King Henry VII – His later life.
King Henry VII – The future Tudors. Henry and Elizabeth of York had seven children, four of whom survived infancy, Arthur, Margaret, Henry and Mary. Henry secured the marriage between his eldest son, Arthur and the Spanish princess, Catherine of Aragon, in 1501. But in 1502 at just fifteen and only five months into the marriage, Arthur Tudor died suddenly at Ludlow Castle, leaving Catherine a widow and Henry, the new future heir to the throne. It was proposed that Catherine should marry the young Henry, but no agreement could be reached during King Henry VII’s lifetime due to wrangling over Catherine’s dowry.
In 1503 Henry arranged the marriage of his eldest daughter Margaret Tudor to James IV of Scotland in order to secure peace between the two countries. The marriage meant that James IV’s descendants would have a legal claim to the English throne. The Stuarts would realise that in 1603 with James VI of Scotland, when he set the Royal House of Stuart on the throne of England.
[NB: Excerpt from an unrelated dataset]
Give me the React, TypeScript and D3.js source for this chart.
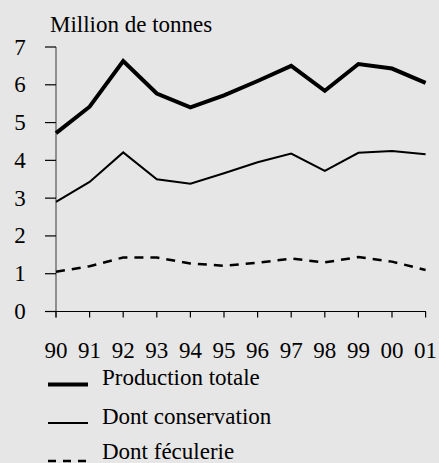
import { useEffect, useRef } from "react"
import * as d3 from "d3"

const years = ["90", "91", "92", "93", "94", "95", "96", "97", "98", "99", "00", "01"]
const totale = [4.72, 5.42, 6.63, 5.77, 5.4, 5.72, 6.1, 6.5, 5.84, 6.55, 6.43, 6.05]
const conservation = [2.9, 3.43, 4.21, 3.5, 3.38, 3.66, 3.95, 4.18, 3.72, 4.2, 4.25, 4.16]
const feculerie = [1.05, 1.2, 1.43, 1.43, 1.27, 1.21, 1.29, 1.4, 1.3, 1.44, 1.32, 1.1]
const yTicks = [0, 1, 2, 3, 4, 5, 6, 7]

const series = [
  { name: "Production totale", values: totale, width: 4, dash: "" },
  { name: "Dont conservation", values: conservation, width: 2, dash: "" },
  { name: "Dont féculerie", values: feculerie, width: 2.5, dash: "9,7" },
]

export default function App() {
  const svgRef = useRef(null)

  useEffect(() => {
    const width = 439
    const height = 463
    const font = "'Liberation Serif', 'DejaVu Serif', serif"
    const fs = 23

    const svg = d3.select(svgRef.current).attr("width", width).attr("height", height)
    svg.selectAll("*").remove()

    svg.append("rect").attr("width", width).attr("height", height).attr("fill", "#e6e6e6")

    const x = d3
      .scalePoint()
      .domain(years)
      .range([56, 425.6])
    const y = d3.scaleLinear().domain([0, 7]).range([311.5, 47])

    // y axis
    svg.append("line").attr("x1", 56).attr("x2", 56).attr("y1", y(7)).attr("y2", y(0) + 6)
      .attr("stroke", "#555").attr("stroke-width", 1.2)
    const yg = svg.append("g")
    yg.selectAll("line")
      .data(yTicks)
      .enter()
      .append("line")
      .attr("x1", 45)
      .attr("x2", 56)
      .attr("y1", (d) => y(d))
      .attr("y2", (d) => y(d))
      .attr("stroke", "#000")
      .attr("stroke-width", 1.2)
    yg.selectAll("text")
      .data(yTicks)
      .enter()
      .append("text")
      .attr("x", 20)
      .attr("y", (d) => y(d) + 7.5)
      .attr("text-anchor", "middle")
      .attr("font-family", font)
      .attr("font-size", fs)
      .text((d) => d)

    // x axis
    svg.append("line").attr("x1", 45).attr("x2", 426).attr("y1", y(0)).attr("y2", y(0))
      .attr("stroke", "#000").attr("stroke-width", 1.2)
    const xg = svg.append("g")
    xg.selectAll("line")
      .data(years)
      .enter()
      .append("line")
      .attr("x1", (d) => x(d))
      .attr("x2", (d) => x(d))
      .attr("y1", y(0))
      .attr("y2", y(0) + 6)
      .attr("stroke", "#000")
      .attr("stroke-width", 1.2)
    xg.selectAll("text")
      .data(years)
      .enter()
      .append("text")
      .attr("x", (d) => x(d))
      .attr("y", 358)
      .attr("text-anchor", "middle")
      .attr("font-family", font)
      .attr("font-size", fs)
      .text((d) => d)

    svg.append("text")
      .attr("x", 50)
      .attr("y", 31.5)
      .attr("font-family", font)
      .attr("font-size", fs)
      .text("Million de tonnes")

    const line = d3
      .line<number>()
      .x((_, i) => x(years[i]))
      .y((d) => y(d))

    series.forEach((s) => {
      svg.append("path")
        .attr("d", line(s.values))
        .attr("fill", "none")
        .attr("stroke", "#000")
        .attr("stroke-width", s.width)
        .attr("stroke-dasharray", s.dash)
        .attr("stroke-linejoin", "miter")
    })

    // legend
    const legendY = [384.5, 423, 461]
    const legend = svg.append("g")
    series.forEach((s, i) => {
      const ly = legendY[i]
      legend.append("line")
        .attr("x1", 48)
        .attr("x2", 88)
        .attr("y1", ly)
        .attr("y2", ly)
        .attr("stroke", "#000")
        .attr("stroke-width", s.width)
        .attr("stroke-dasharray", s.dash ? "8,7" : "")
      legend.append("text")
        .attr("x", 102)
        .attr("y", i === 2 ? 459 : ly + 0.5)
        .attr("font-family", font)
        .attr("font-size", fs)
        .text(s.name)
    })
  }, [])

  return (
    <div style={{ position: "fixed", left: 0, top: 0 }}>
      <svg ref={svgRef} style={{ display: "block" }}></svg>
    </div>
  )
}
King Henry VII – His death and his legacy. Henry died on the 21st April 1509 of tuberculosis and was buried at Westminster Abbey. He left the throne in a healthy state with a solvent government and a prosperous and reasonably united country. When he died the country was by past comparison, wealthy and the barons had been brought into line.
King Henry VII was undoubtedly successful as the first monarch of the Royal House of Tudor Family Tree. After thirty years of struggle, he had accomplished many goals by the end of his reign Among his achievements was strengthening the judicial system, bringing the countries finances into a state of stability and leaving a secure and wealthy throne for his son and new monarch, King Henry VIII.